В учебных заведениях все внимание обращено было на форму, «на так называемую нравственность». Из учебных заведений стали выходить «люди не воспитанные, а дрессированные, машины, лицемеры, такие исполнители, которых достаточно было на обыкновенное время, а чуть обстоятельства стали помудренее, так и не сыскалось ни в котором ведомстве, за кого взяться». (Н. Барсуков. «Жизнь и труды Погодина», т. XIII).

Этой силы выражения не достигла теперешняя радикальная критика бюрократии, но потому-то написанное в 1854 г. Погодиным явилось в печать только в 1899 г. В свое же время эта правда читалась в рукописях и немногими. Теперь мы говорим открыто и это, и многое другое. Общество стало совсем другое. Оно все читает, читает крестьянин, все судит и рассуждает и все яснее видит. Тогда немногие понимали, теперь понимает громада русского общества и народа. Военные беспримерные несчастия помогли в военном и морском прогрессе увидеть регресс, недобросовестность, неуменье, воровство, взяточничество, бездарность, наглое обманывание государя и России. Теперь другое общество, другой народ, другой рабочий класс, которого тогда совсем не было. Теперь Россия дышит и говорит вместе как бы по электрической проволоке. Теперь вся она страдает и прислушивается ко всякому известию и его обсуждает. Да севастопольская кампания была и счастливее. На плохих судах турецкий флот разбит при Синопе, были другие счастливые схватки. Истомин, Корнилов, Нахимов — вечные имена в морской и военной нашей истории. И все войска и моряки дрались на суше, как львы. И кончилась кампания победою — взятием Карса. Теперь ничего, кроме поражений, стыда и горя.

Как же не бояться позорного мира, не желать Земского собора немедленно? Я говорил, что он нужен для проверки русских сил, для воскресения любви к отечеству; он нужен как «священный союз между царем и народом»,— беру выражение Погодина,— как, наконец, выражение русской души и русского разума перед целым миром, ввиду величайшей опасности для России и позорного мира. «Гражданин» и «Московские Ведомости», говорят, что он обратится в Учредительное собрание, что это будет началом революции. А власть, значит, она не предполагается вовсе? Она забастовала и признает себя окончательно бессильной? А народ? Позволит он это? Допустит он это? Что это — миф какой-нибудь — этот народ, картонная декорация, послушное орудие в руках людей, желающих разгрома России? А образованная Россия? Разве она вся желает революции? Нет в ней разума, чести, благородных преданий? Нет сознания своего долга перед отечеством, перед историей? Когда эту образованную Россию не спрашивают и даже игнорируют, не давая ей прав, а налагая только обязанности, естественно, что она говорит почти то же самое, что и крайние партии. Она лишена возможности вести политическую борьбу и может только разговаривать. Ну, а разговаривать даже надоело. Даже карты — этот отвод от разговоров — надоели, и я слышал, что Воспитательный дом, фабрикующий их, не досчитывается обычных барышей. Образованная Россия недовольна. Но она недовольна тем святым недовольством, которое имеет свои причины, о которых 50 лет тому назад говаривали то же, что теперь.

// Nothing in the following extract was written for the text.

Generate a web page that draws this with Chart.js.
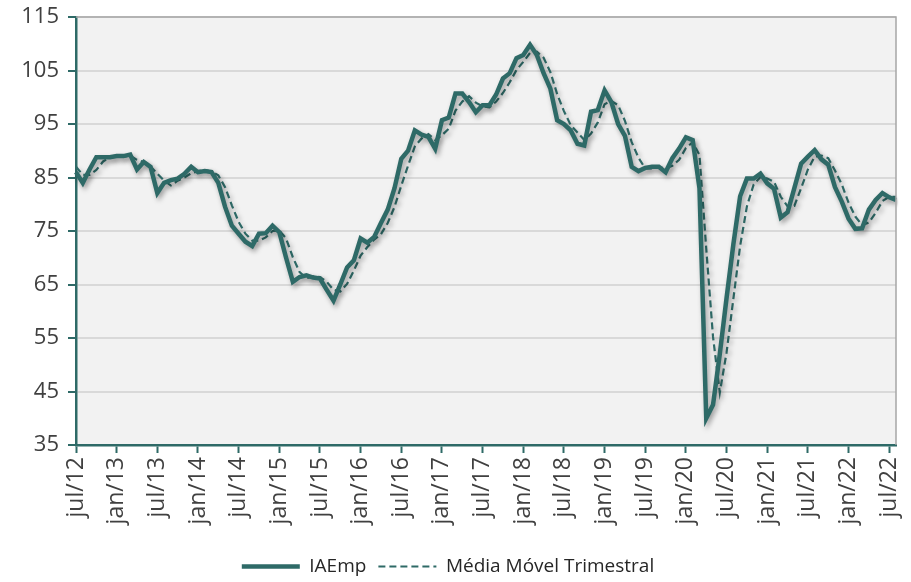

Не отчаиваться, не петь погребальные песни России, не гнусавить «со святыми упокой», не убивать дух армии и народа, а работать всеми силами, всем русским единством, помня, что сила только в этом. Вот что нам надо. Земский собор представит даровитую Россию, представит широкий круг независимых людей, среди которых найдутся и министры, заблещут таланты, явится настоящее общественное мнение, настоящий контроль над бесправием и суматохой.

Для политического воспитания народа и общества, для гарантии честного и безобидного мира, для национального сознания перед Россией и Европой, вот для чего необходим Земский собор, который вместе со своим государем есть страж чести, правосудия и достоинства России.


Впервые опубликовано: Новое время. 1905. 29 мая (11 июня), № 10501.

Суворин, Алексей Сергеевич (1834—1912) — русский журналист, издатель, писатель, театральный критик и драматург. Отец М.А. Суворина.